What you are asked to do ▸
Return the lines that follow, exactly as they appear, from the first through the one containing "left_arrow_levels = [4.1e2, 2.1e3, 1.1e4]"; no pictures are to be included.

Information supplied ▸

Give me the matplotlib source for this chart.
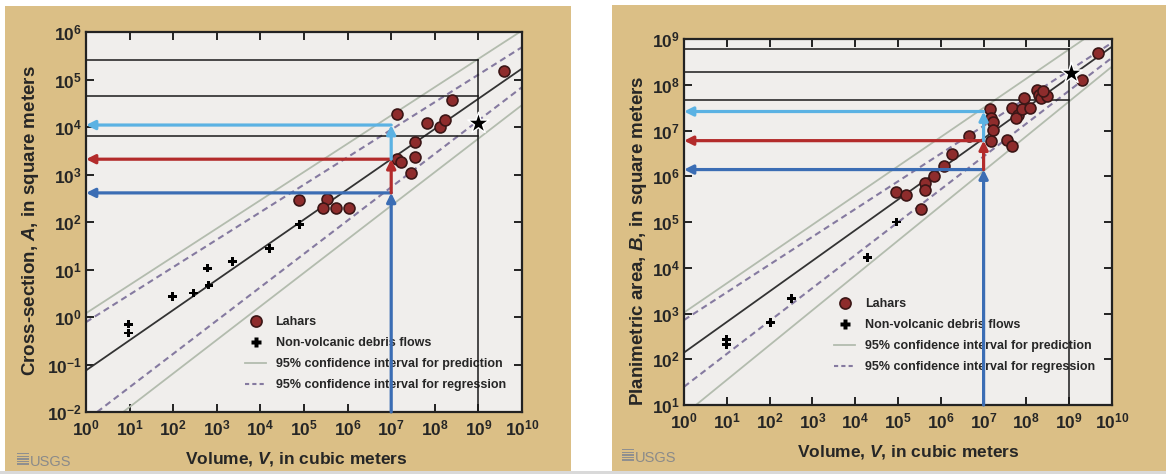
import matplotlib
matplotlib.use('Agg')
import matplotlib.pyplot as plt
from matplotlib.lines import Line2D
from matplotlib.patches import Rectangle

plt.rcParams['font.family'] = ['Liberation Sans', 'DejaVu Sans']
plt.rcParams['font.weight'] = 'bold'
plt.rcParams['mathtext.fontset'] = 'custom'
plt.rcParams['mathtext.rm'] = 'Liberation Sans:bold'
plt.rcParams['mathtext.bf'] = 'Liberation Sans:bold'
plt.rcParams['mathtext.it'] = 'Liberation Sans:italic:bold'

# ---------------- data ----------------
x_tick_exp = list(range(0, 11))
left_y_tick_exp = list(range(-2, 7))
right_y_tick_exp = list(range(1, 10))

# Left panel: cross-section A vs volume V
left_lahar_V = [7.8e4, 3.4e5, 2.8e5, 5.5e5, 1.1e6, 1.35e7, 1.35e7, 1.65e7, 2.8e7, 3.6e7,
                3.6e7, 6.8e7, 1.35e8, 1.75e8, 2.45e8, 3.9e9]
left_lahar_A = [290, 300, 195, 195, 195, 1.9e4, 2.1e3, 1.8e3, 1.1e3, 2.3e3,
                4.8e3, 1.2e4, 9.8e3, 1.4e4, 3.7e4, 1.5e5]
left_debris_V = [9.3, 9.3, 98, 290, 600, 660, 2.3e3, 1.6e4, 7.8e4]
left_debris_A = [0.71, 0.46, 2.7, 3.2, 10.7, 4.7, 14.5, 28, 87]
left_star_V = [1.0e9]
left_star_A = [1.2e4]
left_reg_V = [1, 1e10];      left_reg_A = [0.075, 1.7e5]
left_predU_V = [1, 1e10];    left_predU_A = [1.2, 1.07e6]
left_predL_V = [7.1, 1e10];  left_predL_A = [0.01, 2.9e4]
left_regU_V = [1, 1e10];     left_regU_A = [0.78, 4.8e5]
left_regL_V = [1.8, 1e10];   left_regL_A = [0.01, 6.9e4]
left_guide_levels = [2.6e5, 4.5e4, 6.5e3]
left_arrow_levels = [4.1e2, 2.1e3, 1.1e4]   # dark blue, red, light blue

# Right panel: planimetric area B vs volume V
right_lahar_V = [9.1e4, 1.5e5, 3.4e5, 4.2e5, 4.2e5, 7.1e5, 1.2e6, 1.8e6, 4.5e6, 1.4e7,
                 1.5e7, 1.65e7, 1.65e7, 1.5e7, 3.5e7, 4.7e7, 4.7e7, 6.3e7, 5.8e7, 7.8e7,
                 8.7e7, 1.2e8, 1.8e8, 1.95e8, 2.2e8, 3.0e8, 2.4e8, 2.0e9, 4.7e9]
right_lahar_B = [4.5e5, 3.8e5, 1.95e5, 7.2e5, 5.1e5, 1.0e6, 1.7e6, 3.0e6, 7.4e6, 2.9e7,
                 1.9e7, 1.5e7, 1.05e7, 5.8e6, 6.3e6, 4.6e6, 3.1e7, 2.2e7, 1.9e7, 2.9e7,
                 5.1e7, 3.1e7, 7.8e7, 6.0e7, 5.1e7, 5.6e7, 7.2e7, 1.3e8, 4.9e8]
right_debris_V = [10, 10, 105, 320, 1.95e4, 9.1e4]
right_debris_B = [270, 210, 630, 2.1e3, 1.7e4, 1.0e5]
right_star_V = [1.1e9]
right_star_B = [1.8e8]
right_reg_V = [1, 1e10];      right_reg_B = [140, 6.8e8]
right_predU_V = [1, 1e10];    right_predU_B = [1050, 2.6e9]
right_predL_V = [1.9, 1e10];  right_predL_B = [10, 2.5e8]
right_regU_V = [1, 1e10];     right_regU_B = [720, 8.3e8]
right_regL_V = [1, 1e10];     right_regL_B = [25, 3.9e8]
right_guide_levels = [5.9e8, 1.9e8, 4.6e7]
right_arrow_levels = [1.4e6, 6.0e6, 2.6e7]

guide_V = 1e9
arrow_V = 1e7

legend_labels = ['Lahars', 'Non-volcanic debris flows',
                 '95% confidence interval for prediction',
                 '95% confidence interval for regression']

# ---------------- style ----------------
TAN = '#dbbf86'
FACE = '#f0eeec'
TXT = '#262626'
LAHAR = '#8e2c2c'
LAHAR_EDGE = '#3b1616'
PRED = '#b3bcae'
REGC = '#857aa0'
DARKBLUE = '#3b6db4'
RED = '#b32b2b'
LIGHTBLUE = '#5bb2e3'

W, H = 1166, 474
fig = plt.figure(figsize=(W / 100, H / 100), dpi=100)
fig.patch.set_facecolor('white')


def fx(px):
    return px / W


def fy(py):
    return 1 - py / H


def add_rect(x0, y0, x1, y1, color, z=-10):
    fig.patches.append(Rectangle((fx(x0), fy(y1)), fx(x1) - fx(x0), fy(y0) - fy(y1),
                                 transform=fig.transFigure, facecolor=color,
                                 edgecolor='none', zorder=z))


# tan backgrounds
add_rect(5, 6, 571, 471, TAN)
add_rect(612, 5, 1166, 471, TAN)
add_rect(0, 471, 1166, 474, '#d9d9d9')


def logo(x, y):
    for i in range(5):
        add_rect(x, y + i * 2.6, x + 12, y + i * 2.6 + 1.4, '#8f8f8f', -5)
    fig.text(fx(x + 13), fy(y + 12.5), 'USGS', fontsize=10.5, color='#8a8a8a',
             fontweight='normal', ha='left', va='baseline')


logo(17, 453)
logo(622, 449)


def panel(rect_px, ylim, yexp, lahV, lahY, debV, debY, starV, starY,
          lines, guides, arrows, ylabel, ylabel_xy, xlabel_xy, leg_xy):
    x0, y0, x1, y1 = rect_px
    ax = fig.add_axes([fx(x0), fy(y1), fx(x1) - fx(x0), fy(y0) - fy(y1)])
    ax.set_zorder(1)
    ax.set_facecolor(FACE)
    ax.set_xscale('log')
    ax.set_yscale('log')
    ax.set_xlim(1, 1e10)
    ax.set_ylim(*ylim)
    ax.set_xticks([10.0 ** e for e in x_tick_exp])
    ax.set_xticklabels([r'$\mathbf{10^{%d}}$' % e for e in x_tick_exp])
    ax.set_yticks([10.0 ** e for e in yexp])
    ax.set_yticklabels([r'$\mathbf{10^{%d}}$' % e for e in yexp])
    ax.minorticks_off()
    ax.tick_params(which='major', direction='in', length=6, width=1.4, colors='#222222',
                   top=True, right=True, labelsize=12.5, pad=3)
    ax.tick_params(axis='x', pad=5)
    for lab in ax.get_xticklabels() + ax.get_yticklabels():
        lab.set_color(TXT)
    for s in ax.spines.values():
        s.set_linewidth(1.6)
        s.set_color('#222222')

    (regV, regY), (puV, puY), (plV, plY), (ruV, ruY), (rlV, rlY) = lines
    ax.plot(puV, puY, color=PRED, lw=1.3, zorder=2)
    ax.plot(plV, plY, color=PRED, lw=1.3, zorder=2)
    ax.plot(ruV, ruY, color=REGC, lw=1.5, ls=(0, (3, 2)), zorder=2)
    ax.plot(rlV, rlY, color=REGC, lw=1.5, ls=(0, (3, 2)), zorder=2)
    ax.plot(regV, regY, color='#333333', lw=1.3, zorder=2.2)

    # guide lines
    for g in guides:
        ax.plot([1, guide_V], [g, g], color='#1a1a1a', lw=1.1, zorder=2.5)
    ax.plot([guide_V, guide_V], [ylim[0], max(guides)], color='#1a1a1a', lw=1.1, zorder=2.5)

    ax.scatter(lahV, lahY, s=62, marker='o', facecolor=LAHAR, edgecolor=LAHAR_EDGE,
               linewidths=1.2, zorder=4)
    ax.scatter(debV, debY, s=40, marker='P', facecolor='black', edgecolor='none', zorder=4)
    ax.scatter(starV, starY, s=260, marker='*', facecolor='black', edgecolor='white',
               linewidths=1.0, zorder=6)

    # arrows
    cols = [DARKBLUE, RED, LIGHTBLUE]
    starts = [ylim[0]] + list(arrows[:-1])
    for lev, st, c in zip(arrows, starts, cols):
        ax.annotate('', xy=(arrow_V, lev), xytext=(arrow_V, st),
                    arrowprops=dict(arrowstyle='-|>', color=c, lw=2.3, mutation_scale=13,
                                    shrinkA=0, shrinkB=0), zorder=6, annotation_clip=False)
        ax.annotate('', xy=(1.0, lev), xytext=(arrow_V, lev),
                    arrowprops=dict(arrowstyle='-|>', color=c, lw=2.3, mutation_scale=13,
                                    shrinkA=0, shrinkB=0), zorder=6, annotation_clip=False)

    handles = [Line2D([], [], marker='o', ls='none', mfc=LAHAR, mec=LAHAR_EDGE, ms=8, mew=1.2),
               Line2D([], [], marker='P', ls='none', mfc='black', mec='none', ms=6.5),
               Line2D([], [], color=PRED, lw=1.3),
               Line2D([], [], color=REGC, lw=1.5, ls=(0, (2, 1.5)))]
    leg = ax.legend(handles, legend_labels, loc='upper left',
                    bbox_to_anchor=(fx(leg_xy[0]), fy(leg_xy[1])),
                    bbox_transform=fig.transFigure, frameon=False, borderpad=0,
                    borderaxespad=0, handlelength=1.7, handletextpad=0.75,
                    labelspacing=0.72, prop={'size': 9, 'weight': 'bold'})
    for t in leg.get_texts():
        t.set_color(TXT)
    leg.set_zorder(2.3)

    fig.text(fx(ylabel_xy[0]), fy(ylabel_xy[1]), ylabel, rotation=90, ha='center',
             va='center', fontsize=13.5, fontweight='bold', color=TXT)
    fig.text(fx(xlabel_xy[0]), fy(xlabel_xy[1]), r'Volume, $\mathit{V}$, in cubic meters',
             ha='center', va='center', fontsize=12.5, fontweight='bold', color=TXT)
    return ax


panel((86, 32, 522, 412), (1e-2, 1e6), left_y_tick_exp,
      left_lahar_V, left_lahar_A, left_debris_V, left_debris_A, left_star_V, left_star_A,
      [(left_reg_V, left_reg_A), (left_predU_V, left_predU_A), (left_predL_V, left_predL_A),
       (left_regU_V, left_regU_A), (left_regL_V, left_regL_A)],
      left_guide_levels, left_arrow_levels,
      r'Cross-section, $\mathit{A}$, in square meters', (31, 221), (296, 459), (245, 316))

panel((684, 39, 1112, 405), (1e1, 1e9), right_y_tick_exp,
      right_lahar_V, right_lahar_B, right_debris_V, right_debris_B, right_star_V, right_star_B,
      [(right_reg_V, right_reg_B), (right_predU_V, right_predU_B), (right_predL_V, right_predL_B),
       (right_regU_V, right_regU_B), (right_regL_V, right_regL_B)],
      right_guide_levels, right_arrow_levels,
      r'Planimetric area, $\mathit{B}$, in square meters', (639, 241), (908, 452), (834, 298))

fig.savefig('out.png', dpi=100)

Completed exercise ▸
Give me the matplotlib source for this chart.
import matplotlib
matplotlib.use('Agg')
import matplotlib.pyplot as plt
from matplotlib.lines import Line2D
from matplotlib.patches import Rectangle

plt.rcParams['font.family'] = ['Liberation Sans', 'DejaVu Sans']
plt.rcParams['font.weight'] = 'bold'
plt.rcParams['mathtext.fontset'] = 'custom'
plt.rcParams['mathtext.rm'] = 'Liberation Sans:bold'
plt.rcParams['mathtext.bf'] = 'Liberation Sans:bold'
plt.rcParams['mathtext.it'] = 'Liberation Sans:italic:bold'

# ---------------- data ----------------
x_tick_exp = list(range(0, 11))
left_y_tick_exp = list(range(-2, 7))
right_y_tick_exp = list(range(1, 10))

# Left panel: cross-section A vs volume V
left_lahar_V = [7.8e4, 3.4e5, 2.8e5, 5.5e5, 1.1e6, 1.35e7, 1.35e7, 1.65e7, 2.8e7, 3.6e7,
                3.6e7, 6.8e7, 1.35e8, 1.75e8, 2.45e8, 3.9e9]
left_lahar_A = [290, 300, 195, 195, 195, 1.9e4, 2.1e3, 1.8e3, 1.1e3, 2.3e3,
                4.8e3, 1.2e4, 9.8e3, 1.4e4, 3.7e4, 1.5e5]
left_debris_V = [9.3, 9.3, 98, 290, 600, 660, 2.3e3, 1.6e4, 7.8e4]
left_debris_A = [0.71, 0.46, 2.7, 3.2, 10.7, 4.7, 14.5, 28, 87]
left_star_V = [1.0e9]
left_star_A = [1.2e4]
left_reg_V = [1, 1e10];      left_reg_A = [0.075, 1.7e5]
left_predU_V = [1, 1e10];    left_predU_A = [1.2, 1.07e6]
left_predL_V = [7.1, 1e10];  left_predL_A = [0.01, 2.9e4]
left_regU_V = [1, 1e10];     left_regU_A = [0.78, 4.8e5]
left_regL_V = [1.8, 1e10];   left_regL_A = [0.01, 6.9e4]
left_guide_levels = [2.6e5, 4.5e4, 6.5e3]
left_arrow_levels = [4.1e2, 2.1e3, 1.1e4]   # dark blue, red, light blue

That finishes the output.